But IMHO they are not the most effective concept, because some vehicles in the brigade will always be comprmised because of the physical constraints that will be imposed upon them by the brigades chassis family.
the only vehicles that would suffer would be the medium and light weight vehicles supposed to be MBT.
I would suggest to you that even a 70 ton MBT is not invincible and a land mine will blow any size or weight tank to hell, while the new armour types. soft kills systems like shtora and NERA, and hard kill systems like APS systems that can intercept even APFSDS rounds suggests that even a 25 ton class vehicle with a 125mm gun and modern sensors including FLIR and radar should be able to do most jobs a 50 ton tank can do.
Other than the MBT all the other vehicles are much better armoured... even in the medium brigades the command vehicles will have much better armour than the modified MTLB ACRV-1 chassis used now.
The IFVs in the wheeled and tracked medium units are at least 7 tons heavier than a BMP-3... 25 tons vs 18 tons.
So when did we jump to divisions instead of brigades. As far as I know, only two former tank brigades switched back to division status.
The structure is designed for high mobility and fire power. They talk about divisions because that is what it was designed for originally.
I don't see any reason why it could not be applied to Brigades as well.
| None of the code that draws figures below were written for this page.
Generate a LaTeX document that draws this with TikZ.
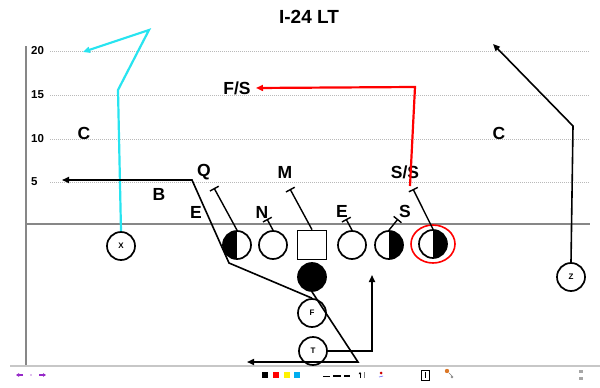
\documentclass[tikz,border=0pt]{standalone}
\usepackage{fontspec}
\setmainfont{Liberation Sans}
\usetikzlibrary{arrows.meta}
\definecolor{axisgray}{RGB}{135,135,135}
\definecolor{yardgray}{RGB}{185,185,185}
\definecolor{routecyan}{RGB}{40,228,240}
\definecolor{tbpurple}{RGB}{150,40,200}
\definecolor{tborange}{RGB}{220,120,40}
\begin{document}
\begin{tikzpicture}[x=1pt,y=-1pt,
  player/.style={draw,circle,line width=1.7pt,minimum size=28pt,inner sep=0pt,font=\bfseries\fontsize{8}{9}\selectfont},
  leftblack/.style={player,path picture={\fill[black] (path picture bounding box.south west) rectangle (path picture bounding box.north);}},
  rightblack/.style={player,path picture={\fill[black] (path picture bounding box.south) rectangle (path picture bounding box.north east);}},
  center/.style={draw,rectangle,line width=1.7pt,minimum size=29pt,inner sep=0pt},
  lbl/.style={font=\bfseries\fontsize{17.5}{19}\selectfont,inner sep=0pt},
  yardnum/.style={font=\bfseries\fontsize{11.5}{12}\selectfont,inner sep=0pt,anchor=west},
  yardline/.style={yardgray,line width=0.8pt,dash pattern=on 1pt off 1pt},
  route/.style={line width=1.6pt,black},
  arrowhd/.style={-{Triangle[length=7pt,width=6pt]}},
  blockmark/.style={line width=1.4pt,-{Bar[width=10pt,line width=1.4pt]}},
  tbsq/.style={minimum size=5.5pt,inner sep=0pt}
]
\useasboundingbox[fill=white] (0,0) rectangle (600,388);

% title
\node[font=\bfseries\fontsize{19}{21}\selectfont,inner sep=0pt] (title) at (309,17) {I-24 LT};

% yard lines
\foreach \yy/\nn in {51/20,95/15,139/10,182/5}{
  \draw[yardline] (50,\yy) -- (590,\yy);
  \node[yardnum] (y\nn) at (31,\yy) {\nn};
}
% axis and scrimmage
\draw[axisgray,line width=1.8pt] (26,46) -- (26,365);
\draw[axisgray,line width=1.4pt] (26,224) -- (590,224);
\draw[yardgray!80!white,line width=1.4pt] (10,366) -- (600,366);

% players
\node[player] (X) at (121,246) {X};
\node[leftblack] (p1) at (237,245) {};
\node[player] (p2) at (273,245) {};
\node[center] (ctr) at (312,245) {};
\node[player] (p4) at (352,245) {};
\node[rightblack] (p5) at (389,245) {};
\node[rightblack] (p6) at (433,244) {};
\node[player,fill=black] (qb) at (312,277) {};
\node[player] (F) at (312,313) {F};
\node[player] (T) at (313,351) {T};
\node[player] (Z) at (571,277) {Z};
\draw[red,line width=1.6pt] (p6) ellipse[x radius=22,y radius=19];

% defensive labels
\node[lbl] (cl) at (84,133) {C};
\node[lbl] (cr) at (499,133) {C};
\node[lbl] (fs) at (237,88) {F/S};
\node[lbl] (q) at (204,172) {Q};
\node[lbl] (m) at (285,172) {M};
\node[lbl] (ss) at (405,172) {S/S};
\node[lbl] (b) at (159,194) {B};
\node[lbl] (e1) at (196,212) {E};
\node[lbl] (n) at (262,212) {N};
\node[lbl] (e2) at (342,211) {E};
\node[lbl] (s) at (405,211) {S};

% blocking marks
\coordinate (b1) at (214,188);
\coordinate (b2) at (267,219);
\coordinate (b3) at (290,189);
\coordinate (b4) at (346,219);
\coordinate (b5) at (398,219);
\coordinate (b6) at (413,189);
\draw[blockmark] (p1.north) -- (b1);
\draw[blockmark] (p2.north) -- (b2);
\draw[blockmark] (ctr.north) -- (b3);
\draw[blockmark] (p4.north) -- (b4);
\draw[blockmark] (p5.north) -- (b5);
\draw[blockmark] (p6.north) -- (b6);

% routes
\coordinate (cyanend) at (83,52);
\draw[routecyan,line width=2.2pt,arrowhd,line join=miter] (X.north) -- (118,90) -- (149,30) -- (cyanend);
\coordinate (redstart) at (410,186);
\coordinate (redend) at (256,88);
\draw[red,line width=2.2pt,arrowhd] (redstart) -- (415,87) -- (redend);
\coordinate (zend) at (493,44);
\draw[route,arrowhd] (Z.north) -- (573,126) -- (zend);
\coordinate (fend) at (62,180);
\draw[route,arrowhd] (F.north) -- (229,263) -- (192,180) -- (fend);
\coordinate (qbend) at (247,362);
\draw[route,arrowhd] (qb.south) -- (358,362) -- (qbend);
\coordinate (tend) at (372,275);
\draw[route,arrowhd] (T.east) -| (tend);

% toolbar
\draw[tbpurple,line width=1.2pt,-{Triangle[length=3pt,width=3.5pt]}] (23,375) -- (16,375);
\fill[tbpurple!60!white] (31,375) circle[radius=0.8];
\draw[tbpurple,line width=1.2pt,-{Triangle[length=3pt,width=3.5pt]}] (39,375) -- (46,375);
\node[tbsq,fill=black] (sq1) at (265,375) {};
\node[tbsq,fill=red] (sq2) at (276,375) {};
\node[tbsq,fill=yellow] (sq3) at (287,375) {};
\node[tbsq,fill=cyan] (sq4) at (297,375) {};
\draw[black,line width=1pt] (323,376) -- (330,376);
\draw[black,line width=1.6pt] (333,376) -- (341,376);
\draw[black,line width=2.4pt] (344,376) -- (350,376);
\draw[black,line width=0.9pt,-{Triangle[length=2pt,width=2.5pt]}] (360,378) -- (360,372);
\draw[gray,line width=0.5pt] (364,372) -- (364,378);
\fill[red!80!black] (381,373) circle[radius=1.5];
\draw[blue!60!white,line width=0.6pt] (379,377) -- (383,376);
\draw[black,line width=0.6pt] (421,370) rectangle (429,380);
\draw[black,line width=0.6pt] (425,372) -- (425,378);
\fill[tborange] (447,371) circle[radius=2.2];
\draw[gray,line width=0.5pt] (449,373) -- (452,376) (452,377) circle[radius=1];
\fill[gray!70!white] (579,370) rectangle (583,373);
\fill[gray!70!white] (579,377) rectangle (583,380);
\end{tikzpicture}
\end{document}
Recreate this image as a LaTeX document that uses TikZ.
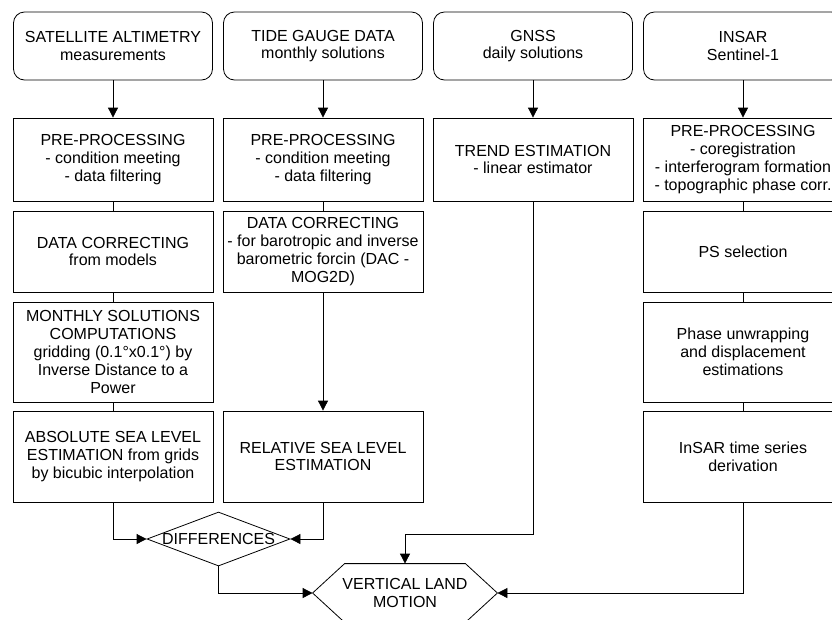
\documentclass[tikz,border=0pt]{standalone}
\usepackage{fontspec}
\setmainfont{Liberation Sans}
\usetikzlibrary{arrows.meta,shapes.geometric}

\begin{document}
\begin{tikzpicture}[x=1pt,y=-1pt,line width=0.8pt,every path/.style={>={Triangle[length=10pt,width=10pt]}},
		every node/.style={font=\fontsize{16}{17.8}\selectfont,align=center,inner sep=0pt},
		srcbox/.style={draw,rounded corners=11pt,minimum width=199pt,minimum height=68pt},
		stepbox/.style={draw,minimum width=200pt}]
		\useasboundingbox (0,0) rectangle (832,619);
		\clip (0,0) rectangle (832,619);
		
		% draw data sources
		\node (sat) at (113,46) [srcbox] {SATELLITE ALTIMETRY\\measurements};
		\node (tide) at (323,46) [srcbox] {TIDE GAUGE DATA\\monthly solutions};
		\node (gnss) at (533,46) [srcbox] {GNSS\\daily solutions};
		\node (insar) at (743,46) [srcbox] {INSAR\\Sentinel-1};
		
		% draw satellite altimetry steps
		\node (sat-pre) at (113,159.5) [stepbox,minimum height=83pt] {PRE-PROCESSING\\- condition meeting\\- data filtering};
		\node (sat-corr) at (113,251.5) [stepbox,minimum height=81pt] {DATA CORRECTING\\from models};
		\node (sat-grid) at (113,352) [stepbox,minimum height=100pt] {MONTHLY SOLUTIONS\\COMPUTATIONS\\gridding (0.1°x0.1°) by\\Inverse Distance to a\\Power};
		\node (sat-abs) at (113,456.5) [stepbox,minimum height=91pt] {ABSOLUTE SEA LEVEL\\ESTIMATION from grids\\by bicubic interpolation};
		
		% draw tide gauge steps
		\node (tide-pre) at (323,159.5) [stepbox,minimum height=83pt] {PRE-PROCESSING\\- condition meeting\\- data filtering};
		\node (tide-corr) at (323,251.5) [stepbox,minimum height=81pt] {DATA CORRECTING\\- for barotropic and inverse\\barometric forcin (DAC -\\MOG2D)};
		\node (tide-rel) at (323,456.5) [stepbox,minimum height=91pt] {RELATIVE SEA LEVEL\\ESTIMATION};
		
		% draw gnss step
		\node (gnss-trend) at (533,159.5) [stepbox,minimum height=83pt] {TREND ESTIMATION\\- linear estimator};
		
		% draw insar steps
		\node (insar-pre) at (743,159.5) [stepbox,minimum height=83pt] {PRE-PROCESSING\\- coregistration\\- interferogram formation\\- topographic phase corr.};
		\node (insar-ps) at (743,251.5) [stepbox,minimum height=81pt] {PS selection};
		\node (insar-unw) at (743,352) [stepbox,minimum height=100pt] {Phase unwrapping\\and displacement\\estimations};
		\node (insar-ts) at (743,456.5) [stepbox,minimum height=91pt] {InSAR time series\\derivation};
		
		% draw differences diamond
		\node (diff) at (218.5,539) [diamond,draw,aspect=2.65,minimum width=143pt,minimum height=54pt] {DIFFERENCES};
		
		% draw vertical land motion hexagon
		\node (vlm) at (405,593) [minimum width=184pt,minimum height=58pt] {VERTICAL LAND\\MOTION};
		\draw (vlm.west) -- ([xshift=32pt]vlm.north west) -- ([xshift=-32pt]vlm.north east) -- (vlm.east)
			-- ([xshift=-32pt]vlm.south east) -- ([xshift=32pt]vlm.south west) -- cycle;
		
		% draw arrows from sources
		\foreach \a/\b in {sat/sat-pre,tide/tide-pre,gnss/gnss-trend,insar/insar-pre}
		{
			\draw[->] (\a) -- (\b);
		}
		
		% draw lines between steps
		\foreach \a/\b in {sat-pre/sat-corr,sat-corr/sat-grid,sat-grid/sat-abs,tide-pre/tide-corr,insar-pre/insar-ps,insar-ps/insar-unw,insar-unw/insar-ts}
		{
			\draw (\a) -- (\b);
		}
		\draw[->] (tide-corr) -- (tide-rel);
		
		% draw lines to differences and vertical land motion
		\draw[->] (sat-abs.south) |- (diff.west);
		\draw[->] (tide-rel.south) |- (diff.east);
		\draw[->] (diff.south) |- (vlm.west);
		\coordinate (gnss-bend) at (405,534);
		\draw[->] (gnss-trend.south) |- (gnss-bend) -- (vlm.north);
		\draw[->] (insar-ts.south) |- (vlm.east);
	\end{tikzpicture}
\end{document}
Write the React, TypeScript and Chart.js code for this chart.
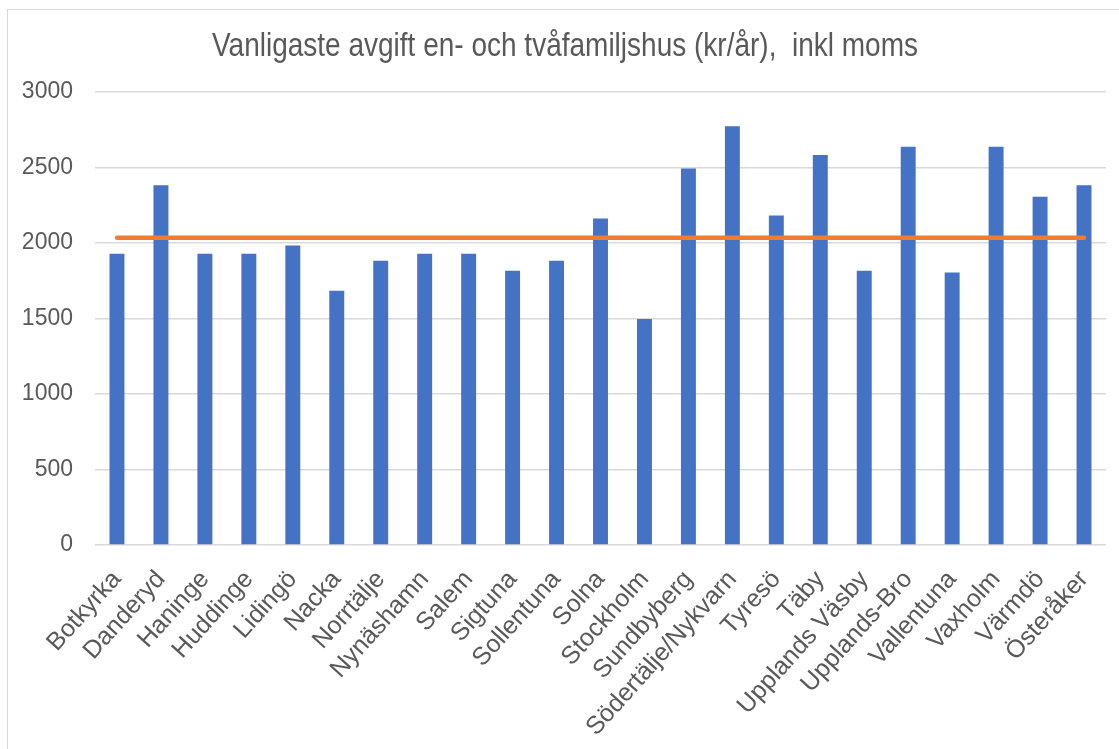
import React, { useEffect, useRef } from "react";
import { Chart, registerables } from "chart.js";

Chart.register(...registerables);

const TITLE = "Vanligaste avgift en- och tvåfamiljshus (kr/år),  inkl moms";

const municipalities = [
  "Botkyrka", "Danderyd", "Haninge", "Huddinge", "Lidingö", "Nacka", "Norrtälje",
  "Nynäshamn", "Salem", "Sigtuna", "Sollentuna", "Solna", "Stockholm", "Sundbyberg",
  "Södertälje/Nykvarn", "Tyresö", "Täby", "Upplands Väsby", "Upplands-Bro",
  "Vallentuna", "Vaxholm", "Värmdö", "Österåker",
];

const fees = [
  1928, 2383, 1928, 1928, 1983, 1684, 1883,
  1928, 1928, 1817, 1883, 2162, 1496, 2494,
  2773, 2182, 2582, 1817, 2638,
  1805, 2638, 2306, 2383,
];

const referenceLevel = [
  2034, 2034, 2034, 2034, 2034, 2034, 2034,
  2034, 2034, 2034, 2034, 2034, 2034, 2034,
  2034, 2034, 2034, 2034, 2034,
  2034, 2034, 2034, 2034,
];

const yTicks = [0, 500, 1000, 1500, 2000, 2500, 3000];

const FONT = "'Liberation Sans', Arial, sans-serif";
const TEXT = "#595959";

export default function App() {
  const ref = useRef<HTMLCanvasElement | null>(null);

  useEffect(() => {
    document.body.style.margin = "0";
    const canvas = ref.current;
    if (!canvas) return;

    const titlePlugin = {
      id: "fixedTitle",
      afterDraw(chart: any) {
        const ctx = chart.ctx;
        ctx.save();
        ctx.fillStyle = TEXT;
        ctx.font = `33px ${FONT}`;
        ctx.textAlign = "center";
        ctx.textBaseline = "alphabetic";
        const w = ctx.measureText(TITLE).width;
        const sx = 706 / w;
        ctx.translate(565, 56);
        ctx.scale(sx, 1);
        ctx.fillText(TITLE, 0, 0);
        ctx.restore();
      },
    };

    const chart = new Chart(canvas, {
      data: {
        labels: municipalities,
        datasets: [
          {
            type: "line",
            label: "Nivå",
            data: referenceLevel,
            borderColor: "#ED7D31",
            backgroundColor: "#ED7D31",
            borderWidth: 4.5,
            borderCapStyle: "round",
            pointRadius: 0,
            order: 1,
          },
          {
            type: "bar",
            label: "Avgift",
            data: fees,
            backgroundColor: "#4472C4",
            barPercentage: 1,
            categoryPercentage: 0.34,
            order: 2,
          },
        ],
      } as any,
      options: {
        animation: false,
        responsive: false,
        maintainAspectRatio: false,
        layout: { padding: { top: 92, right: 13, bottom: 0, left: 0 } },
        plugins: {
          legend: { display: false },
          title: { display: false },
          tooltip: { enabled: false },
        },
        scales: {
          x: {
            grid: { display: false },
            border: { display: false },
            ticks: {
              color: TEXT,
              font: { family: FONT, size: 25 },
              minRotation: 48,
              maxRotation: 48,
              autoSkip: false,
              padding: 12,
            },
            afterFit(scale: any) {
              scale.height = 204;
            },
          },
          y: {
            min: 0,
            max: 3000,
            afterBuildTicks(scale: any) {
              scale.ticks = yTicks.map((v) => ({ value: v }));
            },
            grid: { color: "#d9d9d9", lineWidth: 1.5, drawTicks: false },
            border: { display: false },
            ticks: {
              color: TEXT,
              font: { family: FONT, size: 23 },
              padding: 22,
              callback: (v: any) => String(v),
            },
            afterFit(scale: any) {
              scale.width = 95;
            },
          },
        },
      } as any,
      plugins: [titlePlugin],
    });

    return () => chart.destroy();
  }, []);

  return (
    <div style={{ position: "relative", width: 1119, height: 749 }}>
      <div
        style={{
          position: "absolute",
          left: 7,
          top: 9,
          width: 1200,
          height: 800,
          borderLeft: "1.5px solid #d9d9d9",
          borderTop: "1.5px solid #d9d9d9",
          boxSizing: "border-box",
        }}
      />
      <canvas
        ref={ref}
        width={1119}
        height={749}
        style={{ position: "absolute", left: 0, top: 0, width: 1119, height: 749 }}
      />
    </div>
  );
}
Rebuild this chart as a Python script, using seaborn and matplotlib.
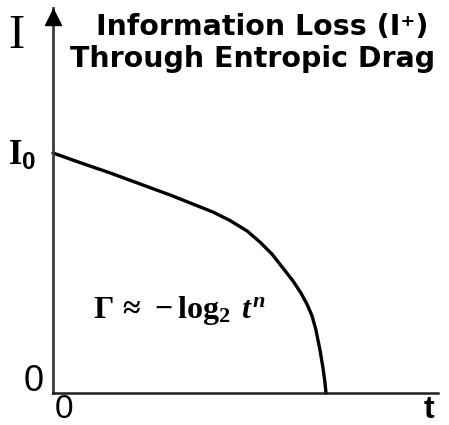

Earlier in this thread there was the discussion about a 65 ton SPH based on the Armata chassis. Yes, while heavy MBT level protection is nice, it also imposes a strict weight penalty. It doesnt just affect raw mobility performance like road speed, acceleration, etc... but also on a strategic scale as well. A 65 ton vehicle wont fit on a lot of bridges or even some roads that an Msta or any other T-series based SPH could.
At a strategic level it is an enormous improvement... the entire division... light and both mediums are fully amphibious. The heavy divisions will ford rivers and streams just like the MBTs in divisions have always done.
Not to mention that it wont be carried by an Il-76 (or Il-476) because of its weight. Which isnt really desirable when one the biggest of the New Look Army, is rapid reaction.
armata brigades will hardly be the VDV poster force that is the rapid reaction unit of first choice...
Most heavy units around the world are still delivered via ship and or train.
even the US in desert storm delayed the fighting on the ground for 6 months so their heavy armour could be brought forward.... and it was all brought via the sea.
Granted if a brigade is being airlifted an SPH probably wouldnt be first in line, but still. An SPH really doesnt need tank level armor, because as Morpheus Eberhardt pointed out its not a front line unit, and if it does come up against enemy armor then that most likely means something has gone seriously wrong at the front line.
You are assuming there will be a front line. Have the enemy stopped using special units behind enemy lines to attack soft targets?
Even in Afghanistan artillery was based in fire bases... were they totally safe from attack?
There also the issue of a recon vehicle. While having an armoured recon vehicle is nice, having a smaller stealthier vehicle that can actually do recon without being detected, instead of the drive-into-an-enemy and then call it recon-by-fire method, is better. And even if a armata based recon vehicle wont weight 50 tons, it would still have significant weight, meaning it wont be amphiobious, it wont have nearly enough outright mobility and of course being based on a tank chassis, wont exactly be sneaky.
You have clearly not heard of UAVs and unmanned ground vehicles.
I rather doubt a heavy brigade will be used in situations where long range recon by vehicle is needed, they will more likely be used in built up or forested areas where the enemy has plenty of RPGs and knows how to use them... so sending a jeep to scout ahead would be a suicide mission anyway.
The armata family for the tanks, the Kurganets for the IFV battalion, and the Boomerang for the APC battalions, while the Typhoon family for the recon battalion + use as a GP light vehicle. And then having a unified truck chassis with 4x4, 6x6, 8x8 and 10x10 vehicles should provide a nice family to plop AD systems, EW systems and even SPH systems.
So your logistics pool just quadrupled in size and what was the advantage again?
Because you think tank level armour is too much for artillery vehicles.
So four different levels of protection and four different levels of mobility and trucks within the same unit.
Why not just leave it as it is with 20 different vehicle types and just as many different engines and transmissions and wheel types?
I understand what you are trying to suggest and it doesn't make sense in terms of developing families of vehicles to create standards and improve mobility and reduce costs.